Bij besluit van 25 augustus 2003 heeft verweerder eiseres meegedeeld dat zij met ingang van januari 2004 € 50,- per maand moet terugbetalen.
Bij besluit van 29 oktober 2004 heeft verweerder de door eiseres tegen de twee besluiten van 6 mei 2003 – het besluit tot toepassing van artikel 44 van de WAO en het besluit tot intrekking van de toeslag – gemaakte bezwaren ongegrond verklaard.
Het door eiseres tegen dit besluit ingestelde beroep is door de rechtbank geregistreerd onder nummer 04/2157 WAO.
Het beroep met registratienummer 04/2157 WAO is door de rechtbank bij uitspraak van 27 januari 2005 niet-ontvankelijk verklaard wegens het niet (tijdig) indienen van de gronden van het beroep. Het door eiseres tegen deze uitspraak ingediende verzet is bij uitspraak van 21 juli 2005 gegrond verklaard.
Bij afzonderlijk besluit van 29 oktober 2004 heeft verweerder de door eiseres gemaakte bezwaren tegen de besluiten van 18 juni 2003 en 25 augustus 2003 ongegrond verklaard.
Het door eiseres tegen dit besluit ingestelde beroep is door de rechtbank geregistreerd onder nummer 04/2156 WAO.
Verweerder heeft bij brieven van 16 februari 2005 en 26 september 2005 de op de zaken betrekking hebbende stukken toegezonden respectievelijk een verweerschrift ingediend.
Verweerder heeft vervolgens toegezonden een besluit van 23 december 2005, waarin het bezwaar van eiseres tegen de vastgestelde aflosverplichting gegrond wordt verklaard, het besluit van 18 juni 2005 (de rechtbank begrijpt: het besluit van 25 augustus 2003) in zoverre wordt herroepen dat eiseres geen terugbetaling hoeft te doen en een proceskostenvergoeding van € 322,00 wordt toegekend.
De zaken zijn op 30 maart 2006 ter zitting gevoegd behandeld. Eiseres is daar in persoon verschenen, bijgestaan door haar bovengenoemde gemachtigde. Verweerder is daar verschenen bij bovengenoemde gemachtigde. Ter zitting heeft de rechtbank het onderzoek in de zaken geschorst, teneinde verweerder in de gelegenheid te stellen nog een nieuw besluit toe te zenden en partijen in de gelegenheid te stellen zich uit te laten over het voorstel van de rechtbank tot doorverwijzing van de zaken naar een mediator.
Bij brief van 12 april 2006 heeft verweerder verklaard niet bereid te zijn om over te gaan tot mediation.

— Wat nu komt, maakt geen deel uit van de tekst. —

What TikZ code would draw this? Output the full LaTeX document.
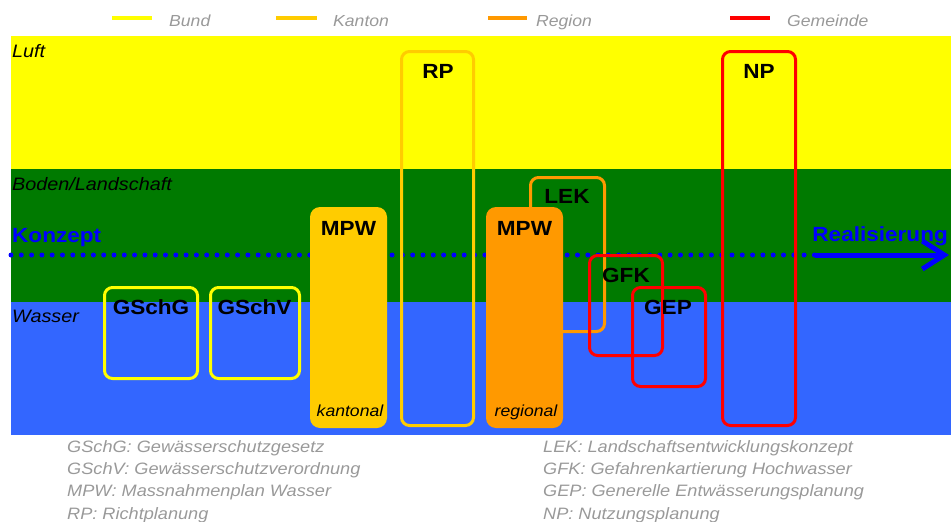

Vervolgens heeft verweerder een besluit toegezonden van 4 mei 2006, waarin het besluit van 6 mei 2003 tot toepassing van artikel 44 van de WAO is herroepen in die zin dat over de periode van 24 augustus 1999 tot 27 september 1999 geen toepassing meer wordt gegeven aan dat artikel. Voorts is in dat besluit besloten om het terugvorderingbesluit van 18 juni 2003 in zoverre te herroepen dat het terug te vorderen bedrag wijzigt van € 14.680,94 naar € 14.092,82, aangezien verweerder thans van oordeel is dat de WAO-uitkering die eiseres heeft ontvangen in de periode van 24 augustus 1999 tot 27 september 1999 (een bedrag van € 588,12) niet onverschuldigd is betaald .
Bij brief van 23 juni 2006 heeft eiseres de gronden van haar beroep aangevuld met gronden gericht tegen het besluit van 4 mei 2006.
Bij brief van 10 juli 2006 heeft verweerder een aanvullend verweerschrift ingediend.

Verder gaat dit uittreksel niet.